Information supplied -
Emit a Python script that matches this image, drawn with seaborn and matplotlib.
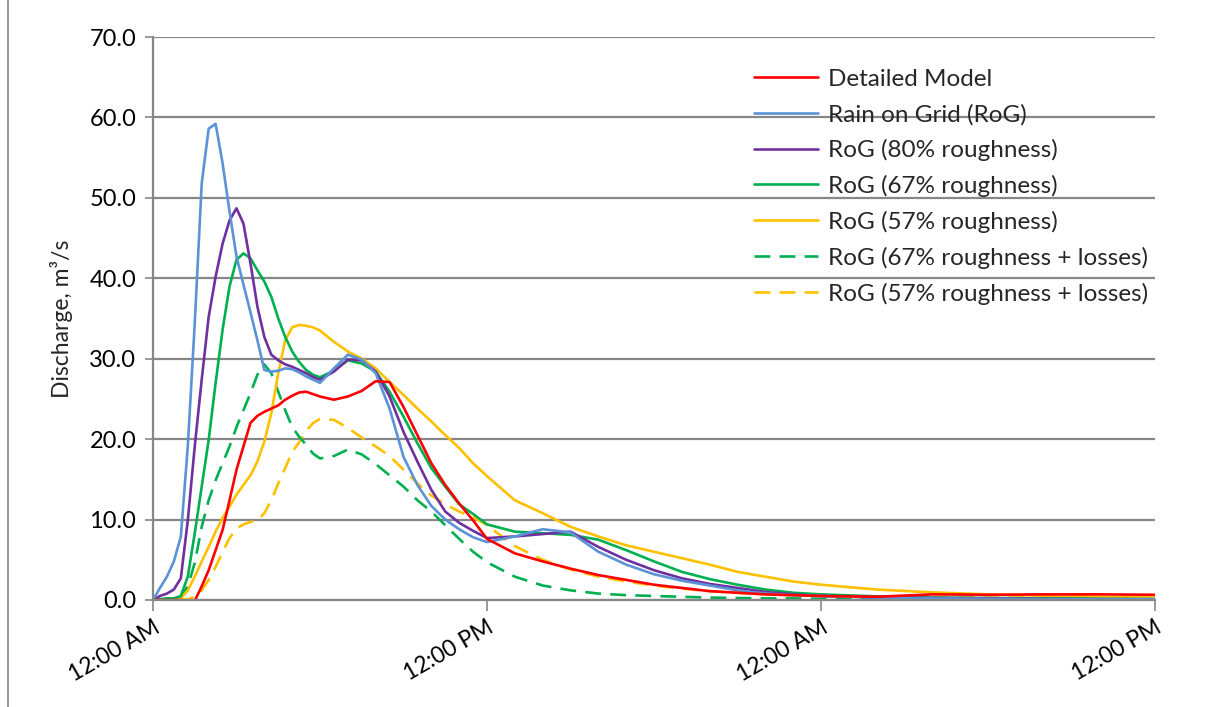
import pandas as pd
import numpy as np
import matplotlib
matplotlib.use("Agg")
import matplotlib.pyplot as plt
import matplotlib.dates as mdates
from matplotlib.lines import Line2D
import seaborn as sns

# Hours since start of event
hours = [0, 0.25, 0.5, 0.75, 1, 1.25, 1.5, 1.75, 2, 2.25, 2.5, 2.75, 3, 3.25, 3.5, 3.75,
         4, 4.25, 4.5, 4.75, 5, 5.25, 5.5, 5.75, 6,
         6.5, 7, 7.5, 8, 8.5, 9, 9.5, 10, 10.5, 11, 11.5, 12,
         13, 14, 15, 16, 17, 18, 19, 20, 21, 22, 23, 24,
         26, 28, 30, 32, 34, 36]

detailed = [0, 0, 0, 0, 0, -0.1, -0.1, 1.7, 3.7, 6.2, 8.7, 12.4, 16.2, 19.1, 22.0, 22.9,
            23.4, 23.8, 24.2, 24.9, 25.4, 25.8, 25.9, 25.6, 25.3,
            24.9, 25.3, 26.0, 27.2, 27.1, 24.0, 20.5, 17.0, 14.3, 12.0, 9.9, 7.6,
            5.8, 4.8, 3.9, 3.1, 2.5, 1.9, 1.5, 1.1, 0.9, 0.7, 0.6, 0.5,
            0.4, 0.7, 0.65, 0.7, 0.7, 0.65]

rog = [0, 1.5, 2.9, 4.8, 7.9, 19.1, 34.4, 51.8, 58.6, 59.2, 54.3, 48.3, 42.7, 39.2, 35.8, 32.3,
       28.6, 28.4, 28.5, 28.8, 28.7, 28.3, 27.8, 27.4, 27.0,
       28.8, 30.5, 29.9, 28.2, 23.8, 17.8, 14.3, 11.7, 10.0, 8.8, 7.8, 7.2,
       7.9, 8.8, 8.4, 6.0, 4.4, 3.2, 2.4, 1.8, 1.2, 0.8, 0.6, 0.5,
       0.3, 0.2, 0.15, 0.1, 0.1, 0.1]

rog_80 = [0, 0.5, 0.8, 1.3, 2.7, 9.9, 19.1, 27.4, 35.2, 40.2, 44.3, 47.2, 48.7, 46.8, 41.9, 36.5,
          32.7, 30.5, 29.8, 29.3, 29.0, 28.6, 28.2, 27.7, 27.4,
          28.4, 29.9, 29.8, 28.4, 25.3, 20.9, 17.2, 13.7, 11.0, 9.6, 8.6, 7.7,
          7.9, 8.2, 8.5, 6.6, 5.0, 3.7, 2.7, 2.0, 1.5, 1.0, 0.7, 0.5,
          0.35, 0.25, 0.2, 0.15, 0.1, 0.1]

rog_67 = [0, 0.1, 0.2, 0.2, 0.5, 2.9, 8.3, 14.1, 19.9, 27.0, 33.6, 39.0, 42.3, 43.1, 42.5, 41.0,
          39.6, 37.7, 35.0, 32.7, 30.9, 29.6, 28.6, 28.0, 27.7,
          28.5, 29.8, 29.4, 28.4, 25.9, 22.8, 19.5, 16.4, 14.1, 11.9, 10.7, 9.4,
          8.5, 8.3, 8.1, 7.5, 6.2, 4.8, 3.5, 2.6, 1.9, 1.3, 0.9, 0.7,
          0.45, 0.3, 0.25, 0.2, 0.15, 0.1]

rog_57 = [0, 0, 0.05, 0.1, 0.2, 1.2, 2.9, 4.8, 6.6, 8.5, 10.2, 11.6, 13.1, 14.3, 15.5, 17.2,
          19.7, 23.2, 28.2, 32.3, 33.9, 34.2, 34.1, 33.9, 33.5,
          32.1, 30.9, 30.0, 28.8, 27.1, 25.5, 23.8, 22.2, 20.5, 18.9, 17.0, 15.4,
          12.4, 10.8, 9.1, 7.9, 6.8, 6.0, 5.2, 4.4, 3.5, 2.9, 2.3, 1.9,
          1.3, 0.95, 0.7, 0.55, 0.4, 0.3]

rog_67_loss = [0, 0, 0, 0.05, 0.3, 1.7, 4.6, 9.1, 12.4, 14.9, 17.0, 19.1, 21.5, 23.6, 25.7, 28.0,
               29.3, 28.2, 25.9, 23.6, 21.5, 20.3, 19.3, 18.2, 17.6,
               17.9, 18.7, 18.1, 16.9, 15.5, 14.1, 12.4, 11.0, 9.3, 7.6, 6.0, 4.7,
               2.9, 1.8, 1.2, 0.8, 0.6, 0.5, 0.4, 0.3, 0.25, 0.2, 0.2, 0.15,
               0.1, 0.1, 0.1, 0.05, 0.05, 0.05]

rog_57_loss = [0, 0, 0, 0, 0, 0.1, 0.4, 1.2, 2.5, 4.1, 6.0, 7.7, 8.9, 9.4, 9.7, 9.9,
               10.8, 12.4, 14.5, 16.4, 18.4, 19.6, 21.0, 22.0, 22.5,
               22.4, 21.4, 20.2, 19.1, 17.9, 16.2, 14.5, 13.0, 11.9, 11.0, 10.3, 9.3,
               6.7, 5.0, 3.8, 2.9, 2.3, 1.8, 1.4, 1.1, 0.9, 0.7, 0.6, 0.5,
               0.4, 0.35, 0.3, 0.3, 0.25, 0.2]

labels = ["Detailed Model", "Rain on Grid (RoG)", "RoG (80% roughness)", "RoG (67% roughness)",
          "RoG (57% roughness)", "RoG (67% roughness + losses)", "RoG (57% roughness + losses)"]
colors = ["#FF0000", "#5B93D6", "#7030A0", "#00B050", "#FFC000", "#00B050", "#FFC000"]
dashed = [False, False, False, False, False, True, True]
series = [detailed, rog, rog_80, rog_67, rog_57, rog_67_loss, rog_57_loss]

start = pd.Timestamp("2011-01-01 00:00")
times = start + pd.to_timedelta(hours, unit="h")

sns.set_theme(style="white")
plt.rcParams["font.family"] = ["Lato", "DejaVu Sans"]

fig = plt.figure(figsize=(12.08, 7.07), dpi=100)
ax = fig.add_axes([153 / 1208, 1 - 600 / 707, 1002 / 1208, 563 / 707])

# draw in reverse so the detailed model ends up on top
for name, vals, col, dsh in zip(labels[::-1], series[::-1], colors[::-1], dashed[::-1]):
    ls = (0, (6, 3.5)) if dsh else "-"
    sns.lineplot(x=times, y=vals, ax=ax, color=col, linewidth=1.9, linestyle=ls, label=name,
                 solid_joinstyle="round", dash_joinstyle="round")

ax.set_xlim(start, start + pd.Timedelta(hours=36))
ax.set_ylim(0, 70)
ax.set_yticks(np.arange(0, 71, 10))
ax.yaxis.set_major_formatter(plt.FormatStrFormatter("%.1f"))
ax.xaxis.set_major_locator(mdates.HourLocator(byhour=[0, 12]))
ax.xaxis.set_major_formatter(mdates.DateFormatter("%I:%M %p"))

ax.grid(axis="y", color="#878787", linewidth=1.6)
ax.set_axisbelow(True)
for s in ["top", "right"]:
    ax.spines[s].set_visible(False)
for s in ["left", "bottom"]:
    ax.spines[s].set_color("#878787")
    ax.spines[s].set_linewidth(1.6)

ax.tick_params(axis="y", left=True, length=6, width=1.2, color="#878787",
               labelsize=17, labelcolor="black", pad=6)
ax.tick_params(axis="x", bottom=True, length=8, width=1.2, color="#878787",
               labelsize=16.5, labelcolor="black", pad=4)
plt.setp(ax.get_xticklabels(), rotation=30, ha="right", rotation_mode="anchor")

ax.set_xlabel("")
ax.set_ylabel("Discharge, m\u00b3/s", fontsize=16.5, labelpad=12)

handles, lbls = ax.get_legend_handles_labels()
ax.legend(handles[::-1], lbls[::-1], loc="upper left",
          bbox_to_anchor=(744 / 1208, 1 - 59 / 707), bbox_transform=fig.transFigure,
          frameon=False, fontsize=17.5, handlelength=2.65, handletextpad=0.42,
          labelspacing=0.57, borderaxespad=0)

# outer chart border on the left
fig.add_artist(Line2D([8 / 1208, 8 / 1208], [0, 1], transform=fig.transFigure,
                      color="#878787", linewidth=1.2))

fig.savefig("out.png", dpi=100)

Given task -
Write out the lines from the start of the material to the line with "0.4, 0.7, 0.65, 0.7, 0.7, 0.65]", inclusive and exactly. Skip the pictures.

Written response -
Emit a Python script that matches this image, drawn with seaborn and matplotlib.
import pandas as pd
import numpy as np
import matplotlib
matplotlib.use("Agg")
import matplotlib.pyplot as plt
import matplotlib.dates as mdates
from matplotlib.lines import Line2D
import seaborn as sns

# Hours since start of event
hours = [0, 0.25, 0.5, 0.75, 1, 1.25, 1.5, 1.75, 2, 2.25, 2.5, 2.75, 3, 3.25, 3.5, 3.75,
         4, 4.25, 4.5, 4.75, 5, 5.25, 5.5, 5.75, 6,
         6.5, 7, 7.5, 8, 8.5, 9, 9.5, 10, 10.5, 11, 11.5, 12,
         13, 14, 15, 16, 17, 18, 19, 20, 21, 22, 23, 24,
         26, 28, 30, 32, 34, 36]

detailed = [0, 0, 0, 0, 0, -0.1, -0.1, 1.7, 3.7, 6.2, 8.7, 12.4, 16.2, 19.1, 22.0, 22.9,
            23.4, 23.8, 24.2, 24.9, 25.4, 25.8, 25.9, 25.6, 25.3,
            24.9, 25.3, 26.0, 27.2, 27.1, 24.0, 20.5, 17.0, 14.3, 12.0, 9.9, 7.6,
            5.8, 4.8, 3.9, 3.1, 2.5, 1.9, 1.5, 1.1, 0.9, 0.7, 0.6, 0.5,
            0.4, 0.7, 0.65, 0.7, 0.7, 0.65]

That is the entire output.